Tripulación del Apolo XII.

El otro día, durante una sobremesa que se fue un poco de madre, descubrí que un exitoso amigo comparte mi afición a los relojes. Me reconoció como Peachy Carnehan reconoce a Kipling por un amuleto masónico -aunque en nuestro caso se trataba de, en palabras de Sabina, «un peluco marca Omega»-. Tampoco es que me permita grandes alegrías relojeras, ni de casi ningún tipo; pero en esto, como en tantos rincones de la vida, importa más desarrollar un gusto personal que disparar el dinero a cañonazos. A uno le gustan los relojes porque en este mundo virtual resisten aún algunas máquinas como reliquias de una civilización perdida, o de una civilización a secas. Al cabo de unos días mi amigo me mandó una cita de Tocqueville sobre relojes y democracia, porque los intelectuales somos así.
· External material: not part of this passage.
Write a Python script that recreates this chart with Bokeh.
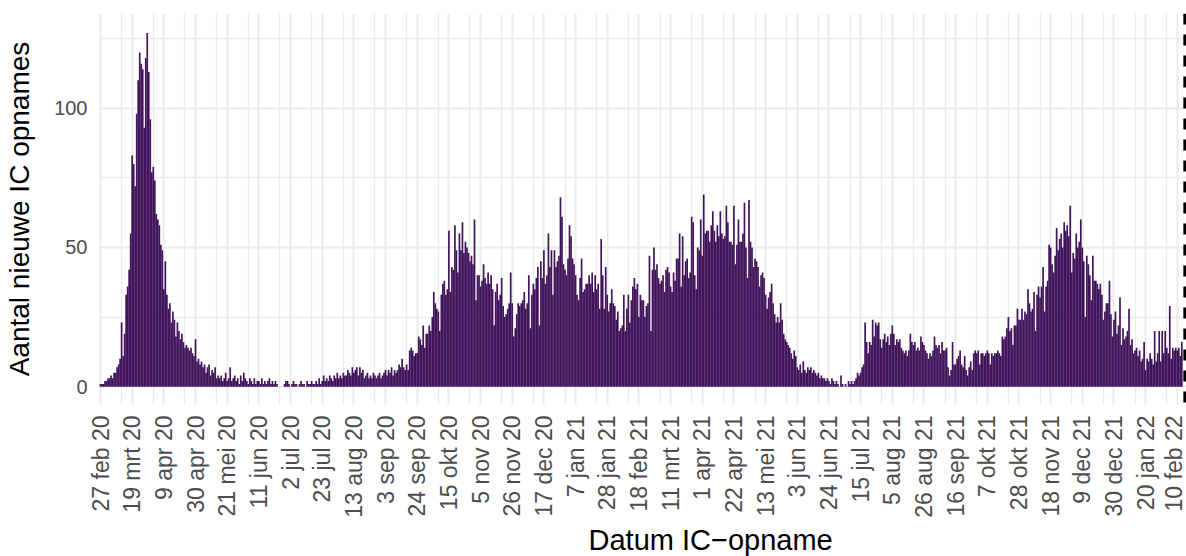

Desde Bacon la civilización es la de las máquinas, y por eso Calibán acaba transformado en robot en el Planeta prohibido, la versión de La tempestad de Shakespeare -o de Bacon- que protagonizó Leslie Nielsen. «Robot» viene de robota, es decir, «trabajo forzado» en checo. Los robots son currelas y la esencia de la civilización es que curren ellas (las máquinas); aunque en esta fase decadente se nos ha ocurrido que lo sano es el decrecimiento, o sea, volver a currar nosotros, y ahí tenemos la presente utopía del pedal. Por Manolo Arias Maldonado me entero de que Ross Douthat ha escrito un libro sobre eso, sobre la decadencia de Occidente. Más aún, que el libro contiene esta proposición: «Desde el Apolo, estamos en decadencia». No puedo estar más de acuerdo. La utopía de posguerra era aún mecánica, previrtual, y los extraterrestres descendían con escalerillas metálicas de platillos volantes que dejaban círculos de hierba quemada. El caso era quemar algo, empezando por el queroseno.

«Los astronautas del Mercury eran una hermandad de tíos adictos a la velocidad, el riesgo y las máquinas»

Mi reloj es un reloj de astronauta. Antes de viajar a la Luna, los tripulantes del Apolo XII posaron ufanos con los Corvette dorados que les cedía la General Motors. Ve uno la foto y recuerda de inmediato lo que contaba Tom Wolfe: los astronautas del Mercury eran una hermandad de tíos -obviamente- adictos a la velocidad, el riesgo y las máquinas en la tierra y en el espacio; y cuando no volaban en cohetes, quemaban gasolina en automóviles o galopaban borrachos por el Mojave. Si no, en palabras de Wolfe, a ver por qué se va a subir uno en una bengala gigante a que los disparen.

Estoy revisitando, como se dice ahora, Historias para no dormir -la original, la de Chicho-. Buena parte de los episodios provienen de Bradbury, el autor que anticipó la nostalgia de la era espacial cuando todavía había era espacial. Si en uno de ellos un anciano chatarrero reconstruye un cohete para sus nietos, en otro unas turbas postatómicas celebran autos de fe mensuales contra alguna reliquia de la civilización industrial. En alguna ocasión se trata de destruir un automóvil (por cierto que Auto-da-fé es un relato de Roger Zelazny con mechadors que torean coches de la GM en lugar de astados). La serie la tienen completa, como tantas cosas, en el archivo de RTVE, que induce a otras melancolías, no necesariamente mecánicas.

En fin, que uno tiene relojes como tiene vinilos, por pijerío, por aburrimiento; pero también por mantener un vínculo tangible con un mundo material que parece en retroceso o extinción, como decía Alba Rico que se metía a la cocina a pelar patatas dos veces al día. Yo pelo patatas de Pascuas a Ramos: vamos, cuando toca. Pero, como no soy anticapitalista ni decrecentista, me he agenciado un peluco de astronauta. El caso es religarse y pasar el rato.